Now that you have your key ready, lets start describing it with code.

resource "aws_key_pair" "auth" {
  key_name = "${var.key_name}"
  public_key = "${file(var.public_key_path)}"
}

I really like my hostnames on the instances to describe what they are and also
give me some context on the instance. so I usually have a minimal
cloud-config script.

Terraform has a great option for those using templates so lets start with
those.

Create a file called web_userdata.tpl

#cloud-config

bootcmd:
 - hostname web.${domain_name}.`curl http://169.254.169.254/latest/meta-data/instance-id`
 - echo 127.0.1.1 web.${domain_name}.`curl http://169.254.169.254/latest/meta-data/instance-id` >> /etc/hosts
 - echo web.${domain_name}.`curl http://169.254.169.254/latest/meta-data/instance-id` > /etc/hostname

preserve_hostname: true

Then in terraform, we can use that file as a template

resource "template_file" "web_userdata" {
  template = "${file("web_userdata.tpl")}"

  vars {
    domain_name = "yourdomain"
  }
}

Now, lets create the instance

resource "aws_instance" "prod-web" {
  count     = 1
  user_data = "${template_file.web_userdata.rendered}"

  connection {
    user = "ubuntu"
  }

  tags {
    Name = "prod-web-${count.index + 1}"
  }

  instance_type          = "m3.xlarge"

  key_name               = "${aws_key_pair.auth.id}"
  ami                    = "${lookup(var.aws_amis, var.aws_region)}"

  vpc_security_group_ids = ["${aws_security_group.external.id}", "${aws_security_group.internal.id}"]
  subnet_id              = "${aws_subnet.production-1a.id}"
}

Before we finish up things here, we need to supply all the variables we
declared.

Lets create a file called variables.tf

variable "aws_region" {
    description = "AWS region to launch servers."
    default = "us-east-1"
}

variable "aws_amis" {
    default = {
        "us-east-1" = "ami-7ba59311"
    }
}

variable "key_name" {
}

variable "public_key_path" {
}

Now we can execute terraform plan in order to check what will terraform
create on our Amazon account.

If you set up everything correctly, you should see something similar to this:

var.key_name
  Enter a value: the-startup-stack

var.public_key_path
  Enter a value: the-startup-stack.pub

Refreshing Terraform state prior to plan...


The Terraform execution plan has been generated and is shown below.
Resources are shown in alphabetical order for quick scanning.
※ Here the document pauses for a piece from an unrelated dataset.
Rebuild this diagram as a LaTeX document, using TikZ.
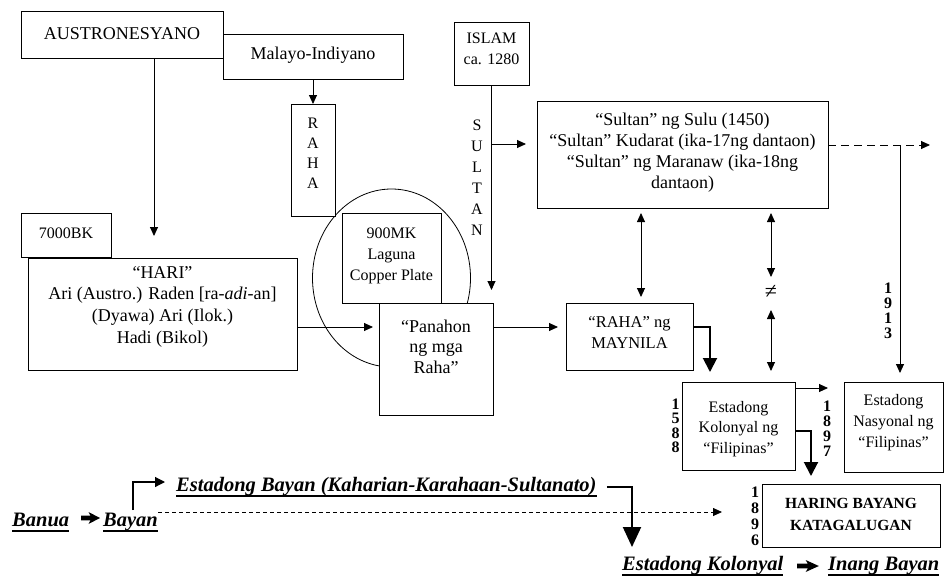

Green resources
will be created (or destroyed and then created if an existing resource
exists), yellow resources are being changed in-place, and red resources
will be destroyed.

Note: You didn't specify an "-out" parameter to save this plan, so when
"apply" is called, Terraform can't guarantee this is what will execute.

+ aws_elb.web
    availability_zones.#:                   "" => "<computed>"
    connection_draining:                    "" => "0"
    connection_draining_timeout:            "" => "300"
    dns_name:                               "" => "<computed>"
    health_check.#:                         "" => "1"
    health_check.0.healthy_threshold:       "" => "2"
    health_check.0.interval:                "" => "30"
    health_check.0.target:                  "" => "HTTP:80/"
    health_check.0.timeout:                 "" => "20"
    health_check.0.unhealthy_threshold:     "" => "2"
    idle_timeout:                           "" => "60"
    instances.#:                            "" => "<computed>"
    internal:                               "" => "<computed>"
    listener.#:                             "" => "1"
    listener.3057123346.instance_port:      "" => "80"
    listener.3057123346.instance_protocol:  "" => "http"
    listener.3057123346.lb_port:            "" => "80"
    listener.3057123346.lb_protocol:        "" => "http"
    listener.3057123346.ssl_certificate_id: "" => ""
    name:                                   "" => "web-production"
    security_groups.#:                      "" => "<computed>"
    source_security_group:                  "" => "<computed>"
    source_security_group_id:               "" => "<computed>"
    subnets.#:                              "" => "<computed>"
    tags.#:                                 "" => "1"
    tags.Name:                              "" => "prod-web-elb"
    zone_id:                                "" => "<computed>"

+ aws_instance.prod-web
    ami:                      "" => "ami-7ba59311"
    availability_zone:        "" => "<computed>"
    ebs_block_device.#:       "" => "<computed>"
    ephemeral_block_device.#: "" => "<computed>"
    instance_state:           "" => "<computed>"
    instance_type:            "" => "m3.xlarge"
    key_name:                 "" => "${aws_key_pair.auth.id}"
    placement_group:          "" => "<computed>"
    private_dns:              "" => "<computed>"
    private_ip:               "" => "<computed>"
    public_dns:               "" => "<computed>"
    public_ip:                "" => "<computed>"
    root_block_device.#:      "" => "<computed>"
    security_groups.#:        "" => "<computed>"
    source_dest_check:        "" => "1"
    subnet_id:                "" => "${aws_subnet.production-1a.id}"
    tags.#:                   "" => "1"
    tags.Name:                "" => "prod-web-1"
    tenancy:                  "" => "<computed>"
    user_data:                "" => "948c5ae186c03822f50780fa376b228673b02f26"
    vpc_security_group_ids.#: "" => "<computed>"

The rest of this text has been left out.